The fact she understood a James Bond reference means she’s a keeper.
In this present tense story—I can still hear Harlan Ellison in my mind grousing, “I LOATHE present tense stories!”—a naïve redheaded bank teller in Brooklyn steals the check of a man who was just run over on the street, over a million bucks. For around half the story it’s about her guilt, but then things turn much more sinister as she’s threatened by gangsters and then kidnapped into white slavery.
The best thing here is the characters, especially the teller and the white knight detective she improbably pairs with to settle things. It isn’t till near the end that we learn who the true antagonist is, and then there’s a psychological tug-of-war to see who comes out on top, with the lead changing hands often. Perhaps a little too much plot there, but overall a satisfying conclusion.
Woman Without Fear
A neurotic self-conscious woman is drinking in a bar the night before her big software presentation when a very confident chemist wants to try his experimental happy pills on her. Also a present tense story, though not first person, because you need to get the snail’s point of view. . . yep, you read that right; I learned a lot more about snails than I ever expected to, or wanted.
At around the halfway mark I couldn’t help but wonder what was going to happen: would she become addicted, or were they placebos? The fact that I was invested enough to speculate tells me how much I was enjoying this.
Despite her crippling anxiety and her love for snails the protagonist comes off as very likable, especially when she strikes up a friendship with the hotel maid, though I think the only reason this is part of the story is so the maid can take a pill and show it works for her too. But the writing style and setting—you never really leave the hotel—were a little below what I desire, though I would have still happily given this a 4. . .

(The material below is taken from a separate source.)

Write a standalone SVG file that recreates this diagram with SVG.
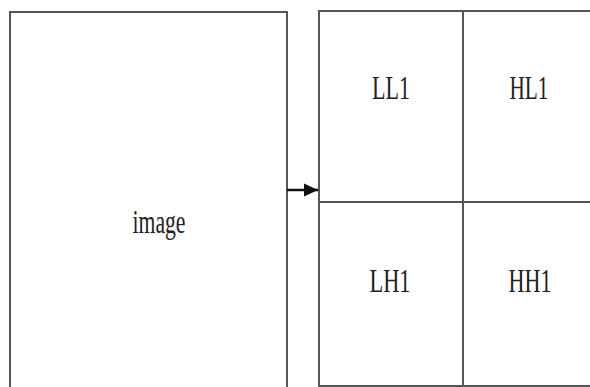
<svg xmlns="http://www.w3.org/2000/svg" width="590" height="387" viewBox="0 0 590 387">
<style>
.box{fill:none;stroke:#555;stroke-width:2}
.lbl{font-family:"Liberation Serif","Times New Roman",serif;font-size:34px;fill:#222;text-anchor:middle}
</style>
<defs>
<marker id="ah" markerWidth="15" markerHeight="15" refX="14" refY="7.5" orient="auto" markerUnits="userSpaceOnUse">
<path d="M0,1 L14,7.5 L0,14 Z" fill="#111"/>
</marker>
</defs>
<rect width="590" height="387" fill="#fff"/>
<g id="image">
<path class="box" d="M10,400 V12 H287 V400"/>
<text class="lbl" x="159" y="233" textLength="53" lengthAdjust="spacingAndGlyphs">image</text>
</g>
<g id="grid">
<path class="box" d="M600,11 H319 V386 H600"/>
<line class="box" x1="463" y1="11" x2="463" y2="386"/>
<line class="box" x1="319" y1="202" x2="600" y2="202"/>
</g>
<g id="LL1"><text class="lbl" x="391" y="99" textLength="38" lengthAdjust="spacingAndGlyphs">LL1</text></g>
<g id="HL1"><text class="lbl" x="529" y="99" textLength="39" lengthAdjust="spacingAndGlyphs">HL1</text></g>
<g id="LH1"><text class="lbl" x="390" y="292" textLength="41" lengthAdjust="spacingAndGlyphs">LH1</text></g>
<g id="HH1"><text class="lbl" x="530" y="292" textLength="43" lengthAdjust="spacingAndGlyphs">HH1</text></g>
<g id="connectors">
<line x1="287" y1="190" x2="318" y2="190" stroke="#111" stroke-width="2.5" marker-end="url(#ah)"/>
</g>
</svg>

Except for the ending: it’s incredibly ambiguous, and in conjunction with the relative shortness of pages makes me think the story was cut in half, thus setting up a sequel. There were many possibilities as to what really happened, which is fine for a next-to-last chapter, but readers expect the story to be neatly tied up at the end. I felt cheated, and will probably not be reading the sequel; this drops my grade to
Character Kings 2: Hollywood’s Familiar Faces Discuss the Art & Business of Acting
This is basically a series of interviews with a few of what are called “character” actors, those whose name you don’t know but as soon as you see their photo you think, “Hey, it’s that guy from that thing!” (BTW, I saw a documentary on Netflix with that title on the same subject, but there was no overlap in the actors chosen; perhaps they were in Character Kings 1, which I have not read.)
Though there’s plenty of great acting and Hollywood notes, I did get tired of the author asking the same questions over and over. It mostly consisted of “How did you get started in acting?” and “How did you get that movie?” which showed a lot of times it’s more about who you know than how good you are. I was surprised by how many different answers there were to “How do you audition?” with some being contradictory to the previous, but then I suppose you have to go with what works for you. There are tons of photos—how much does each photo weigh?—as well as a selected filmography, though it mostly consists of the films discussed, leaving off some I would have liked to have seen included.
We Don’t Need Roads
While I’m not a fan of Back to the Future the way I am, say, of Star Wars or Twin Peaks—since I’ve reviewed similar books here—I liked it well enough to give this a try. On the other hand, because I haven’t seen them over and over, there’s too many things I don’t remember, but that’s not the book’s fault. I don’t know if it’s common knowledge amongst the fandom, for example, that another actor shot about half of the movie before it was decided he wasn’t working out and was replaced by Mr. Fox. Probably even less known is the accident while filming a hoverboard sequence, which nearly cost a stuntwoman her life, but then it’s said that the studio tried to cover it up.
There’s plenty of photos here, but the best part is the interviews, especially Lea Thompson and Christopher Lloyd, who according to this doesn’t do much publicity. Of particular note is the times Spielberg would go to the studio hierarchy to fight for something he believed in, not knowing the movie had an almost-blank check. Definitely a lot of fun even if you’re not a fan of the series.